Provided material
= = =

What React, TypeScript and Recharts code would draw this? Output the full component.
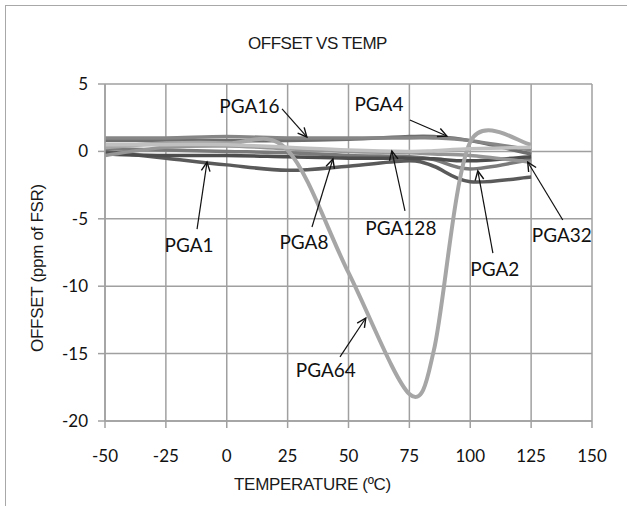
import React from "react";
import {
  LineChart,
  Line,
  XAxis,
  YAxis,
  CartesianGrid,
  ReferenceDot,
  ReferenceLine,
} from "recharts";

// temperatures (ºC) where offsets were read
const temps = [-50, -25, 0, 25, 50, 75, 85, 100, 125];

// offset in ppm of FSR, one list per gain
const pga1 = [0.0, -0.5, -1.0, -1.4, -1.1, -0.7, -1.1, -2.25, -1.9];
const pga2 = [0.2, 0.1, 0.0, -0.1, -0.3, -0.4, -0.6, -1.3, -0.6];
const pga4 = [0.8, 0.8, 0.8, 0.8, 0.9, 1.1, 1.1, 0.8, -0.2];
const pga8 = [-0.2, -0.3, -0.3, -0.4, -0.5, -0.5, -0.55, -0.7, -0.4];
const pga16 = [1.0, 1.0, 1.1, 1.0, 1.0, 1.0, 1.0, 0.8, 0.1];
const pga32 = [-0.3, 0.3, 0.4, 0.2, 0.0, -0.1, -0.2, -0.3, -0.8];
const pga64 = [0.3, 0.6, 0.6, 0.1, -9.0, -18.0, -14.8, 0.7, 0.5];
const pga128 = [0.5, 0.5, 0.5, 0.3, 0.1, 0.0, 0.05, 0.2, 0.3];

const xTicks = [-50, -25, 0, 25, 50, 75, 100, 125, 150];
const yTicks = [-20, -15, -10, -5, 0, 5];

const series = [
  { key: "PGA1", values: pga1, color: "#5a5a5a", width: 3.5 },
  { key: "PGA2", values: pga2, color: "#7a7a7a", width: 3.5 },
  { key: "PGA4", values: pga4, color: "#6e6e6e", width: 3.5 },
  { key: "PGA8", values: pga8, color: "#4d4d4d", width: 3.5 },
  { key: "PGA16", values: pga16, color: "#868686", width: 3.5 },
  { key: "PGA32", values: pga32, color: "#969696", width: 3.5 },
  { key: "PGA64", values: pga64, color: "#a6a6a6", width: 4 },
  { key: "PGA128", values: pga128, color: "#c0c0c0", width: 3.5 },
];

const data = temps.map((t, i) => {
  const row: Record<string, number> = { temp: t };
  series.forEach((s) => (row[s.key] = s.values[i]));
  return row;
});

// callouts: text centre, arrow tail, arrow head (data units)
const callouts = [
  { text: "PGA16", tx: 9.3, ty: 3.37, x1: 22.7, y1: 3.15, x2: 32.9, y2: 1.07 },
  { text: "PGA4", tx: 62.5, ty: 3.52, x1: 75.2, y1: 2.33, x2: 90.4, y2: 1.14 },
  { text: "PGA1", tx: -15.5, ty: -6.94, x1: -12.2, y1: -5.76, x2: -8.1, y2: -0.79 },
  { text: "PGA8", tx: 31.7, ty: -6.65, x1: 35.0, y1: -5.61, x2: 43.6, y2: -0.56 },
  { text: "PGA128", tx: 71.5, ty: -5.68, x1: 73.2, y1: -4.42, x2: 67.8, y2: 0.03 },
  { text: "PGA2", tx: 110.1, ty: -8.65, x1: 109.3, y1: -7.54, x2: 103.1, y2: -1.45 },
  { text: "PGA32", tx: 137.6, ty: -6.2, x1: 138, y1: -5.09, x2: 123.6, y2: -0.79 },
  { text: "PGA64", tx: 40.7, ty: -16.2, x1: 46.5, y1: -15.24, x2: 57.1, y2: -12.36 },
];

// Excel-like smoothed line: bezier with 1/6 tangents, arms capped on short segments
const excelCurve = (context: any) => {
  let pts: number[][] = [];
  return {
    areaStart() {},
    areaEnd() {},
    lineStart() {
      pts = [];
    },
    point(x: number, y: number) {
      pts.push([+x, +y]);
    },
    lineEnd() {
      const n = pts.length;
      if (!n) return;
      context.moveTo(pts[0][0], pts[0][1]);
      const dist = (a: number[], b: number[]) => Math.hypot(a[0] - b[0], a[1] - b[1]);
      for (let i = 0; i < n - 1; i++) {
        const p0 = pts[Math.max(i - 1, 0)];
        const p1 = pts[i];
        const p2 = pts[i + 1];
        const p3 = pts[Math.min(i + 2, n - 1)];
        const d12 = dist(p1, p2);
        const d02 = dist(p0, p2);
        const d13 = dist(p1, p3);
        let f1 = 1 / 6;
        let f2 = 1 / 6;
        if (d02 > 0 && d02 / 6 >= d12 / 2) f1 = d12 / d02 / 2;
        if (d13 > 0 && d13 / 6 >= d12 / 2) f2 = d12 / d13 / 2;
        context.bezierCurveTo(
          p1[0] + (p2[0] - p0[0]) * f1,
          p1[1] + (p2[1] - p0[1]) * f1,
          p2[0] - (p3[0] - p1[0]) * f2,
          p2[1] - (p3[1] - p1[1]) * f2,
          p2[0],
          p2[1]
        );
      }
    },
  };
};

const Arrow = (props: any) => {
  const { x1, y1, x2, y2 } = props;
  const ang = Math.atan2(y2 - y1, x2 - x1);
  const len = 10;
  const spread = 0.45;
  const ax = x2 - len * Math.cos(ang - spread);
  const ay = y2 - len * Math.sin(ang - spread);
  const bx = x2 - len * Math.cos(ang + spread);
  const by = y2 - len * Math.sin(ang + spread);
  return (
    <g>
      <line x1={x1} y1={y1} x2={x2} y2={y2} stroke="#111" strokeWidth={1.2} />
      <polyline
        points={`${ax},${ay} ${x2},${y2} ${bx},${by}`}
        fill="none"
        stroke="#111"
        strokeWidth={1.4}
      />
    </g>
  );
};

const tickStyle = { fontFamily: "Lato", fontSize: 17, fill: "#111" };
const axisTitle = {
  position: "absolute" as const,
  fontFamily: "'Liberation Sans', Arial, sans-serif",
  fontSize: 17,
  color: "#1a1a1a",
  whiteSpace: "nowrap" as const,
};

export default function App() {
  return (
    <div
      style={{
        position: "absolute",
        left: 0,
        top: 0,
        width: 627,
        height: 506,
        background: "#fff",
        overflow: "hidden",
      }}
    >
      <div
        style={{
          position: "absolute",
          left: 5,
          top: 5,
          width: 640,
          height: 520,
          borderTop: "1.5px solid #a8a8a8",
          borderLeft: "1.5px solid #a8a8a8",
        }}
      />
      <div
        style={{
          ...axisTitle,
          left: 0,
          width: 635,
          top: 34,
          textAlign: "center",
          letterSpacing: -0.5,
        }}
      >
        OFFSET VS TEMP
      </div>
      <div
        style={{
          ...axisTitle,
          left: 0,
          width: 625,
          top: 475,
          textAlign: "center",
          letterSpacing: -0.3,
        }}
      >
        TEMPERATURE (ºC)
      </div>
      <div
        style={{
          ...axisTitle,
          left: 38,
          top: 268,
          transform: "translate(-50%, -50%) rotate(-90deg)",
          letterSpacing: -0.3,
        }}
      >
        OFFSET (ppm of FSR)
      </div>
      <LineChart
        width={627}
        height={506}
        data={data}
        margin={{ top: 84, right: 35, bottom: 45, left: 45 }}
        style={{ position: "absolute", left: 0, top: 0 }}
      >
        <CartesianGrid stroke="#a0a0a0" strokeWidth={1.5} />
        <XAxis
          dataKey="temp"
          type="number"
          domain={[-50, 150]}
          ticks={xTicks}
          height={40}
          tickSize={7}
          tickMargin={22}
          tick={tickStyle}
          stroke="#a0a0a0"
          strokeWidth={1.5}
          allowDataOverflow
        />
        <YAxis
          type="number"
          domain={[-20, 5]}
          ticks={yTicks}
          width={60}
          tickSize={7}
          tickMargin={10}
          tick={tickStyle}
          stroke="#a0a0a0"
          strokeWidth={1.5}
          allowDataOverflow
        />
        {series.map((s) => (
          <Line
            key={s.key}
            dataKey={s.key}
            type={excelCurve as any}
            stroke={s.color}
            strokeWidth={s.width}
            dot={false}
            activeDot={false}
            isAnimationActive={false}
          />
        ))}
        {callouts.map((c) => (
          <ReferenceLine
            key={c.text + "-arrow"}
            segment={[
              { x: c.x1, y: c.y1 },
              { x: c.x2, y: c.y2 },
            ]}
            ifOverflow="visible"
            shape={Arrow}
          />
        ))}
        {callouts.map((c) => (
          <ReferenceDot
            key={c.text}
            x={c.tx}
            y={c.ty}
            r={0}
            ifOverflow="visible"
            shape={(p: any) => (
              <text
                x={p.cx}
                y={p.cy}
                textAnchor="middle"
                dominantBaseline="central"
                fontFamily="Lato"
                fontSize={19}
                fill="#111"
              >
                {c.text}
              </text>
            )}
          />
        ))}
      </LineChart>
    </div>
  );
}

= = =

Exercise
Please reproduce the listing exactly from its opening line through the line that contains "const yTicks = [-20, -15, -10, -5, 0, 5];", both included, with all pictures omitted.

Task solution
What React, TypeScript and Recharts code would draw this? Output the full component.
import React from "react";
import {
  LineChart,
  Line,
  XAxis,
  YAxis,
  CartesianGrid,
  ReferenceDot,
  ReferenceLine,
} from "recharts";

// temperatures (ºC) where offsets were read
const temps = [-50, -25, 0, 25, 50, 75, 85, 100, 125];

// offset in ppm of FSR, one list per gain
const pga1 = [0.0, -0.5, -1.0, -1.4, -1.1, -0.7, -1.1, -2.25, -1.9];
const pga2 = [0.2, 0.1, 0.0, -0.1, -0.3, -0.4, -0.6, -1.3, -0.6];
const pga4 = [0.8, 0.8, 0.8, 0.8, 0.9, 1.1, 1.1, 0.8, -0.2];
const pga8 = [-0.2, -0.3, -0.3, -0.4, -0.5, -0.5, -0.55, -0.7, -0.4];
const pga16 = [1.0, 1.0, 1.1, 1.0, 1.0, 1.0, 1.0, 0.8, 0.1];
const pga32 = [-0.3, 0.3, 0.4, 0.2, 0.0, -0.1, -0.2, -0.3, -0.8];
const pga64 = [0.3, 0.6, 0.6, 0.1, -9.0, -18.0, -14.8, 0.7, 0.5];
const pga128 = [0.5, 0.5, 0.5, 0.3, 0.1, 0.0, 0.05, 0.2, 0.3];

const xTicks = [-50, -25, 0, 25, 50, 75, 100, 125, 150];
const yTicks = [-20, -15, -10, -5, 0, 5];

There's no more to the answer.